While 'The Nightingale' is a work of fearless intent, there are also several frustrating elements that emerge. People are prone to doing very dumb things. Clare's husband Aidan does so in spectacular fashion by picking a fight with the local army. Clare, though righteous, is deeply complicated by her racial prejudice (her maddening refusal to take any of Billy's advice, no matter how plainly sensible, is extremely testing). Hawkins commits atrocities against Indigenous peoples, but expects his native trackers to lead him safely to Launceston.
Characters are sharply divided between good and evil, with little grey area in between, and their dialogue is often blunt and repetitive. We are but beasts, feigning civilisation while doing what beasts do: the film raises this point only to hammer it home again and again.

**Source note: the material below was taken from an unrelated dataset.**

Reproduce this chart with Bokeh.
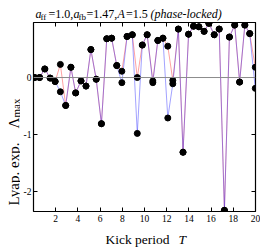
from bokeh.plotting import figure
from bokeh.models import Span, Label, LinearAxis, FixedTicker, Range1d, CustomLabelingPolicy
from bokeh.layouts import column, row
from bokeh.embed import file_html
from bokeh.resources import INLINE
import math

# ---- data ----
kick_T = [0.1, 0.55, 1.02, 1.5, 1.95, 2.42, 2.9, 3.37, 3.8, 4.28, 4.73, 5.17, 5.65,
          6.12, 6.6, 7.04, 7.5, 7.96, 8.43, 8.9, 9.35, 9.8, 10.24, 10.75, 11.2, 11.66,
          12.1, 12.55, 13.05, 13.47, 13.97, 14.42, 14.9, 15.37, 15.8, 16.28, 16.73,
          17.2, 17.65, 18.13, 18.57, 19.04, 19.48, 19.98]
lyap_red = [0.0, 0.0, 0.15, -0.01, -0.07, 0.23, -0.49, 0.18, -0.27, -0.06, -0.15, 0.49,
            -0.03, -0.81, 0.68, 0.69, 0.21, 0.11, 0.72, 0.75, 0.0, 0.57, 0.75, -0.06,
            0.65, 0.69, 0.55, -0.05, 0.85, -1.31, 0.76, 0.90, 0.89, 0.81, 0.95, 0.75,
            0.85, -2.33, 0.71, 0.92, -0.08, 0.92, 0.77, 0.18]
lyap_blue = [0.0, 0.0, 0.15, -0.01, -0.07, -0.25, -0.49, 0.18, -0.27, -0.06, -0.15, 0.49,
             -0.03, -0.81, 0.68, 0.69, 0.21, -0.09, 0.72, 0.75, -0.98, 0.57, 0.75, -0.09,
             0.65, 0.69, -0.71, -0.11, 0.85, -1.31, 0.76, 0.90, 0.89, 0.81, 0.95, 0.75,
             0.85, -2.33, 0.71, 0.92, -0.08, 0.92, 0.77, -0.19]
x_ticks = [2, 4, 6, 8, 10, 12, 14, 16, 18, 20]
y_ticks = [0, -1, -2]
y_tick_labels = ["0", "-1", "-2"]

FONT = "Liberation Serif"


def blank_fig(w, h):
    f = figure(width=w, height=h, output_backend="svg", toolbar_location=None,
               x_axis_type=None, y_axis_type=None, x_range=Range1d(0, 1), y_range=Range1d(0, 1),
               min_border=0, min_border_left=0, min_border_right=0, min_border_top=0,
               min_border_bottom=0)
    f.grid.visible = False
    f.outline_line_color = None
    f.background_fill_color = "white"
    f.border_fill_color = "white"
    return f


def lab(f, text, x, y, size="12px", style="normal", angle=0):
    f.add_layout(Label(x=x, y=y, x_units="screen", y_units="screen", text=text,
                       text_font=FONT, text_font_size=size, text_font_style=style,
                       text_color="black", text_baseline="alphabetic", text_align="left",
                       angle=angle))

# ---- title strip (page y 0..22) ----
tf = blank_fig(260, 22)
TB = 9.0
lab(tf, "a", 35, TB, style="italic")
lab(tf, "ff", 40, TB - 3, size="9px")
lab(tf, "=1.0,", 48, TB)
lab(tf, "a", 73, TB, style="italic")
lab(tf, "fb", 78, TB - 3, size="9px")
lab(tf, "=1.47,", 86, TB)
lab(tf, "A", 117, TB, style="italic")
lab(tf, "=1.5", 125.5, TB)
lab(tf, "(phase-locked)", 150, TB, style="italic")

# ---- y label strip (frame aligned with main frame: page x 0..20, y 22..211) ----
yf = blank_fig(20, 206)
YB = 211.0
lab(yf, "Lyap. exp.", 13, YB - 205, size="15px", angle=math.pi / 2)
lab(yf, "\u039b", 13, YB - 128, size="15px", angle=math.pi / 2)
lab(yf, "max", 15, YB - 117, size="11px", angle=math.pi / 2)

# ---- main plot (page x 20..260, y 22..228) ----
p = figure(width=240, height=206, output_backend="svg", toolbar_location=None,
           x_range=Range1d(0, 20), y_range=Range1d(-2.35, 0.965),
           min_border_left=10, min_border_right=5, min_border_top=0, min_border_bottom=17)
p.grid.visible = False
p.outline_line_color = "black"
p.outline_line_width = 1.2
p.background_fill_color = "white"
p.border_fill_color = "white"

for ax in p.axis:
    ax.axis_line_color = None
    ax.major_tick_in = 4
    ax.major_tick_out = 0
    ax.minor_tick_line_color = None
    ax.major_tick_line_color = "black"
    ax.major_label_text_font = FONT
    ax.major_label_text_font_size = "9.5px"
    ax.major_label_text_color = "black"

p.xaxis.ticker = FixedTicker(ticks=x_ticks)
p.xaxis.major_label_standoff = 3
p.yaxis.ticker = FixedTicker(ticks=y_ticks)
p.yaxis.major_label_overrides = {t: s for t, s in zip(y_ticks, y_tick_labels)}
p.yaxis.major_label_standoff = 2

hide = """
try { for (const i of Array.from(indices)) { indices.unset(i) } } catch (e) {}
return indices
"""
top = LinearAxis(ticker=FixedTicker(ticks=x_ticks), axis_line_color=None, major_tick_in=4,
                 major_tick_out=0, minor_tick_line_color=None, major_label_text_font_size="0px",
                 major_label_standoff=0, major_label_policy=CustomLabelingPolicy(code=hide))
right = LinearAxis(ticker=FixedTicker(ticks=y_ticks), axis_line_color=None, major_tick_in=4,
                   major_tick_out=0, minor_tick_line_color=None, major_label_text_font_size="0px",
                   major_label_standoff=0, major_label_policy=CustomLabelingPolicy(code=hide))
p.add_layout(top, "above")
p.add_layout(right, "right")

p.add_layout(Span(location=0, dimension="width", line_color="#8c8c8c", line_width=1))

p.line(kick_T, lyap_red, line_color="#ff3030", line_alpha=0.45, line_width=1)
p.line(kick_T, lyap_blue, line_color="#3030ff", line_alpha=0.45, line_width=1)
p.scatter(kick_T, lyap_red, size=6, color="black")
p.scatter(kick_T, lyap_blue, size=6, color="black")

# ---- x label strip (page y 228..247) ----
xf = blank_fig(260, 19)
lab(xf, "Kick period", 105, 8, size="13.5px")
lab(xf, "T", 178, 8, size="13.5px", style="italic")

layout = column(tf, row(yf, p), xf)
open("out.html", "w").write(file_html(layout, INLINE))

Even with its flaws, this feminist Western is too violent, too dirty, too bloody, and too barbaric to be forgotten easily. When the lights in the cinema came on, the woman next to me was crying and, a few rows over, a man murmured that he had PTSD. 'The Nightingale' is not an easy film to watch and certainly not one to expect to come out of laughing or feeling terrific. But it will make you will feel something, which is a rare thing for a film to be able to do today.